The students also had to deal with longer hours. Instead of the usual five or six hour days they work with in Inclusion Films workshops, they were working the same schedule as any professional movie set — 12 or more hours per day for the two weeks of filming.
On top of the usual challenges, students on the Behind the Scenes documentary shared some of the challenges their neurodiversity presented.
Set dresser Emily Hudson shared that depression sucked some of the fun out of the production for her. For boom operator Mason Harner, dealing with claustrophobia brought on by a busy, noisy set was a challenge.
Like with the bad weather, the students pushed through.
Harner turns to comedy when things get overwhelming, along with taking deep breaths.
“That way, I can get focused on what I need to do,” he said.
The students hope that their work on the film will open up more opportunities in the future, they said.
“That’s the whole point of the program, valuing people and what they do,” Travolta told the News-Sentinel.

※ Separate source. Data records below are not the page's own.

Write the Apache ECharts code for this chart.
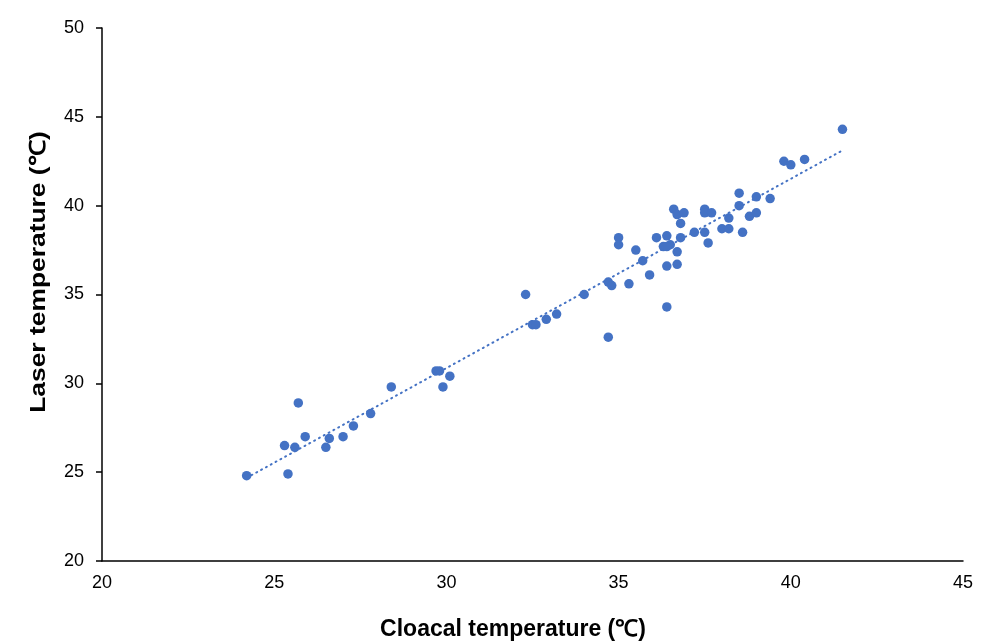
<!DOCTYPE html>
<html>
<head>
<meta charset="utf-8">
<script src="https://cdn.jsdelivr.net/npm/echarts@6/dist/echarts.min.js"></script>
<style>
    html, body { margin: 0; padding: 0; background: #fff; }
    #chart { width: 981px; height: 643px; }
</style>
</head>
<body>
<div id="chart"></div>
<script>
// 泄殖腔温度 (x) 与激光温度 (y)
const cloacal = [
    24.2, 25.4, 25.7, 25.3, 25.6, 25.9, 26.5, 26.6, 27.0, 27.3, 27.8, 28.4,
    29.7, 29.8, 30.1, 29.9,
    32.3, 32.5, 32.6, 32.9, 33.2, 34.0, 34.7, 34.8, 34.7,
    35.0, 35.0, 35.3, 35.5, 35.7, 35.9, 36.1, 36.4, 36.3, 36.5, 36.4, 36.4,
    36.7, 36.7, 36.4, 36.8, 36.8, 36.6, 36.7, 36.9, 37.2, 37.5, 37.5, 37.7,
    37.5, 37.6, 38.0, 38.2, 38.2, 38.5, 38.5, 38.6, 38.8, 39.0, 39.0, 39.4,
    39.8, 40.0, 40.4, 41.5
]
const laser = [
    24.8, 24.9, 28.9, 26.5, 26.4, 27.0, 26.4, 26.9, 27.0, 27.6, 28.3, 29.8,
    30.7, 30.7, 30.4, 29.8,
    35.0, 33.3, 33.3, 33.6, 33.9, 35.0, 35.7, 35.5, 32.6,
    38.2, 37.8, 35.6, 37.5, 36.9, 36.1, 38.2, 38.3, 37.7, 37.8, 37.7, 34.3,
    37.4, 36.7, 36.6, 38.2, 39.0, 39.8, 39.5, 39.6, 38.5, 39.8, 39.6, 39.6,
    38.5, 37.9, 38.7, 38.7, 39.3, 40.7, 40.0, 38.5, 39.4, 39.6, 40.5, 40.4,
    42.5, 42.3, 42.6, 44.3
]

const xTicks = [20, 25, 30, 35, 40, 45]
const yTicks = [20, 25, 30, 35, 40, 45, 50]

const xTitle = 'Cloacal temperature (℃)'
const yTitle = 'Laser temperature (℃)'

const blue = '#4472C4'
const font = 'Liberation Sans, Arial, sans-serif'

// 线性趋势线 (最小二乘)
const n = cloacal.length
const mx = cloacal.reduce((a, b) => a + b, 0) / n
const my = laser.reduce((a, b) => a + b, 0) / n
let sxy = 0
let sxx = 0
for (let i = 0; i < n; i++) {
    sxy += (cloacal[i] - mx) * (laser[i] - my)
    sxx += (cloacal[i] - mx) * (cloacal[i] - mx)
}
const slope = sxy / sxx
const intercept = my - slope * mx
const xMin = Math.min(...cloacal)
const xMax = Math.max(...cloacal)
const trend = [
    [xMin, intercept + slope * xMin],
    [xMax, intercept + slope * xMax],
]

const chart = echarts.init(document.getElementById('chart'))
chart.setOption({
    animation: false,
    grid: {
        left: 102,
        right: 18,
        top: 28,
        bottom: 82,
    },
    // 坐标轴标题
    graphic: [
        {
            type: 'text',
            x: 513,
            y: 630,
            style: {
                text: xTitle,
                fill: '#000',
                font: 'bold 23px ' + font,
                textAlign: 'center',
                textVerticalAlign: 'middle',
            },
        },
        {
            type: 'text',
            x: 39,
            y: 272,
            rotation: Math.PI / 2,
            scaleX: 1.2,
            style: {
                text: yTitle,
                fill: '#000',
                font: 'bold 22px ' + font,
                textAlign: 'center',
                textVerticalAlign: 'middle',
            },
        },
    ],
    xAxis: {
        type: 'value',
        min: xTicks[0],
        max: xTicks[xTicks.length - 1],
        interval: 5,
        splitLine: { show: false },
        axisTick: { show: false },
        axisLine: { show: true, lineStyle: { color: '#000', width: 1.5 } },
        axisLabel: {
            color: '#000',
            fontFamily: font,
            fontSize: 18,
            margin: 13,
        },
    },
    yAxis: {
        type: 'value',
        min: yTicks[0],
        max: yTicks[yTicks.length - 1],
        interval: 5,
        splitLine: { show: false },
        axisTick: { show: true, length: 6, lineStyle: { color: '#000', width: 1.5 } },
        axisLine: { show: true, lineStyle: { color: '#000', width: 1.5 } },
        axisLabel: {
            color: '#000',
            fontFamily: font,
            fontSize: 18,
            margin: 18,
        },
    },
    series: [
        {
            type: 'line',
            data: trend,
            symbol: 'none',
            lineStyle: {
                color: blue,
                width: 2,
                type: [1, 4.5],
                cap: 'round',
            },
            z: 1,
        },
        {
            type: 'scatter',
            data: cloacal.map((x, i) => [x, laser[i]]),
            symbol: 'circle',
            symbolSize: 9.5,
            itemStyle: { color: blue, opacity: 1 },
            z: 2,
        },
    ],
})
</script>
</body>
</html>
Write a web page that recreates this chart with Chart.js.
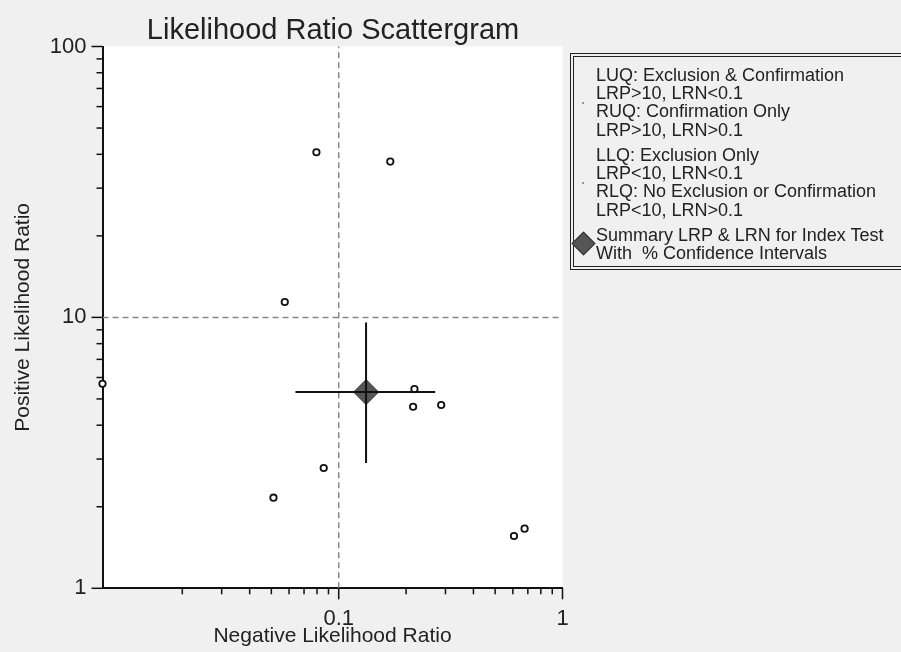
<!DOCTYPE html>
<html>
<head>
<meta charset="utf-8">
<script src="https://cdn.jsdelivr.net/npm/chart.js@4/dist/chart.umd.min.js"></script>
<style>
  body { margin: 0; background: #f0f0f0; font-family: "Liberation Sans", Arial, sans-serif; color: #222; }
  #wrap { position: relative; width: 901px; height: 652px; overflow: hidden; }
  #title { position: absolute; left: 333px; top: 15px; transform: translateX(-50%); font-size: 29px; line-height: 29px; white-space: nowrap; }
  #legend { position: absolute; left: 570px; top: 53px; width: 340px; height: 209px; border: 4px double #222; border-right: none; font-size: 18px; line-height: 18.3px; }
  #legend .grp { position: absolute; left: 22px; white-space: nowrap; }
  #legend .dot { position: absolute; width: 2px; height: 2px; background: #999; }
  #legend .dia { position: absolute; left: 1px; top: 177.5px; width: 17px; height: 17px; background: #555; border: 1px solid #333; box-sizing: border-box; transform: rotate(45deg); }
</style>
</head>
<body>
<div id="wrap">
  <canvas id="chart" width="901" height="652"></canvas>
  <div id="title">Likelihood Ratio Scattergram</div>
  <div id="legend">
    <div class="grp" style="top:8.8px">LUQ: Exclusion &amp; Confirmation<br>LRP&gt;10, LRN&lt;0.1<br>RUQ: Confirmation Only<br>LRP&gt;10, LRN&gt;0.1</div>
    <div class="grp" style="top:88.8px">LLQ: Exclusion Only<br>LRP&lt;10, LRN&lt;0.1<br>RLQ: No Exclusion or Confirmation<br>LRP&lt;10, LRN&gt;0.1</div>
    <div class="grp" style="top:168.8px">Summary LRP &amp; LRN for Index Test<br>With&nbsp; % Confidence Intervals</div>
    <span class="dot" style="left:8px;top:45px"></span>
    <span class="dot" style="left:8px;top:125px"></span>
    <span class="dia"></span>
  </div>
</div>
<script>
// studies: negative LR (x) and positive LR (y)
const studyLRN = [0.0088, 0.0795, 0.170, 0.0574, 0.218, 0.215, 0.287, 0.0857, 0.0511, 0.607, 0.677];
const studyLRP = [5.69, 40.7, 37.6, 11.4, 5.44, 4.68, 4.75, 2.78, 2.16, 1.56, 1.66];

// summary point with confidence intervals
const sumLRN = 0.1325, sumLRP = 5.30;
const ciLRN = [0.0641, 0.270];
const ciLRP = [2.90, 9.58];

// quadrant cut-offs and axis range
const cutLRN = 0.1, cutLRP = 10;
const xRange = [0.0088, 1];
const yRange = [1, 100];

// tick positions
const xTicks = [0.02, 0.03, 0.04, 0.05, 0.06, 0.07, 0.08, 0.09, 0.1, 0.2, 0.3, 0.4, 0.5, 0.6, 0.7, 0.8, 0.9, 1];
const yTicks = [1, 2, 3, 4, 5, 6, 7, 8, 9, 10, 20, 30, 40, 50, 60, 70, 80, 90, 100];
const xLabels = [0.1, 1];
const yLabels = [1, 10, 100];

const FONT = '"Liberation Sans", Arial, sans-serif';

const plotBg = {
    id: 'plotBg',
    beforeDraw(chart) {
        const { ctx, chartArea: a } = chart;
        ctx.save();
        ctx.fillStyle = '#f0f0f0';
        ctx.fillRect(0, 0, chart.width, chart.height);
        ctx.fillStyle = '#fff';
        ctx.fillRect(a.left, a.top, a.right - a.left, a.bottom - a.top);
        ctx.restore();
    }
};

// tick marks: longer on the decades
const tickMarks = {
    id: 'tickMarks',
    afterDraw(chart) {
        const { ctx, chartArea: a, scales: { x, y } } = chart;
        ctx.save();
        ctx.strokeStyle = '#111';
        ctx.lineWidth = 1.5;
        x.ticks.forEach(t => {
            const px = x.getPixelForValue(t.value);
            const len = xLabels.includes(t.value) ? 11 : 6;
            ctx.beginPath(); ctx.moveTo(px, a.bottom); ctx.lineTo(px, a.bottom + len); ctx.stroke();
        });
        y.ticks.forEach(t => {
            const py = y.getPixelForValue(t.value);
            const len = yLabels.includes(t.value) ? 11 : 6;
            ctx.beginPath(); ctx.moveTo(a.left, py); ctx.lineTo(a.left - len, py); ctx.stroke();
        });
        ctx.restore();
    }
};

const lineSet = (data, extra) => Object.assign({
    type: 'scatter', data, showLine: true, pointRadius: 0, fill: false, clip: false
}, extra);

new Chart(document.getElementById('chart'), {
    type: 'scatter',
    data: {
        datasets: [
            lineSet([{ x: ciLRN[0], y: sumLRP }, { x: ciLRN[1], y: sumLRP }], { borderColor: '#111', borderWidth: 2 }),
            lineSet([{ x: sumLRN, y: ciLRP[0] }, { x: sumLRN, y: ciLRP[1] }], { borderColor: '#111', borderWidth: 2 }),
            {
                data: [{ x: sumLRN, y: sumLRP }],
                pointStyle: 'rectRot', pointRadius: 12.5,
                backgroundColor: '#555', borderColor: '#333', borderWidth: 1, clip: false
            },
            {
                data: studyLRN.map((v, i) => ({ x: v, y: studyLRP[i] })),
                pointStyle: 'circle', pointRadius: 3.2,
                backgroundColor: '#fff', borderColor: '#111', borderWidth: 1.8, clip: false
            },
            lineSet([{ x: cutLRN, y: yRange[0] }, { x: cutLRN, y: yRange[1] }], { borderColor: '#888', borderWidth: 1.5, borderDash: [6, 4] }),
            lineSet([{ x: xRange[0], y: cutLRP }, { x: xRange[1], y: cutLRP }], { borderColor: '#888', borderWidth: 1.5, borderDash: [6, 4] })
        ]
    },
    options: {
        responsive: false,
        animation: false,
        layout: { padding: { left: 0, top: 46.5, right: 338.5, bottom: 0 } },
        plugins: { legend: { display: false }, tooltip: { enabled: false }, title: { display: false } },
        scales: {
            x: {
                type: 'logarithmic', min: xRange[0], max: xRange[1],
                afterBuildTicks: s => { s.ticks = xTicks.map(v => ({ value: v })); },
                afterFit: s => { s.height = 63.7; },
                grid: { display: true, drawOnChartArea: false, drawTicks: false },
                border: { display: true, color: '#111', width: 2 },
                ticks: {
                    autoSkip: false, maxRotation: 0, padding: 17,
                    color: '#222', font: { family: FONT, size: 22 },
                    callback: v => xLabels.includes(v) ? String(v) : ''
                },
                title: {
                    display: true, text: 'Negative Likelihood Ratio', color: '#222',
                    font: { family: FONT, size: 21 }, padding: { top: 0, bottom: 3 }
                }
            },
            y: {
                type: 'logarithmic', min: yRange[0], max: yRange[1],
                afterBuildTicks: s => { s.ticks = yTicks.map(v => ({ value: v })); },
                afterFit: s => { s.width = 102.5; },
                grid: { display: true, drawOnChartArea: false, drawTicks: false },
                border: { display: true, color: '#111', width: 2 },
                ticks: {
                    autoSkip: false, padding: 16,
                    color: '#222', font: { family: FONT, size: 22 },
                    callback: v => yLabels.includes(v) ? String(v) : ''
                },
                title: {
                    display: true, text: 'Positive Likelihood Ratio', color: '#222',
                    font: { family: FONT, size: 21 }, padding: { top: 11, bottom: 0 }
                }
            }
        }
    },
    plugins: [plotBg, tickMarks]
});
</script>
</body>
</html>
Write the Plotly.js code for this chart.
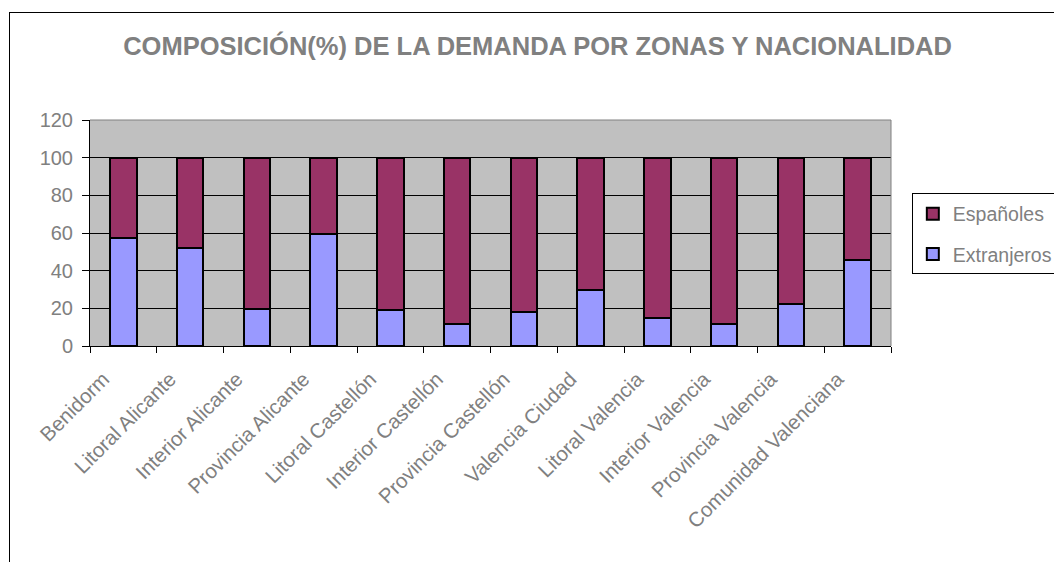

“Carol of the Bells” will have its Lodi premiere on Wednesday, with a ribbon cutting and red carpet followed by a screening. The evening will wrap up with a reception after the movie.
While Thursday will be the first Lodi showing, “Carol of the Bells” has been shown at a few other locations, including at the Bentonville Film Festival in Arkansas and the San Diego Film Festival.
It’s had a great response from audiences so far, both for the heart-warming holiday story and also because of the high-quality performances and work put in by the cast and crew.
“There’s a big push for diversity and inclusion and wanting to see more of a reflection of our society,” Travolta said.
It was an aspect of the project that the Inclusion Films cast and crew members found empowering, too.
“On the first day, I was kind of excited, but I was nervous, but I was really excited, because I got to work with a lot of participants that were kind of like me,” set production assistant Marissa Garcia said.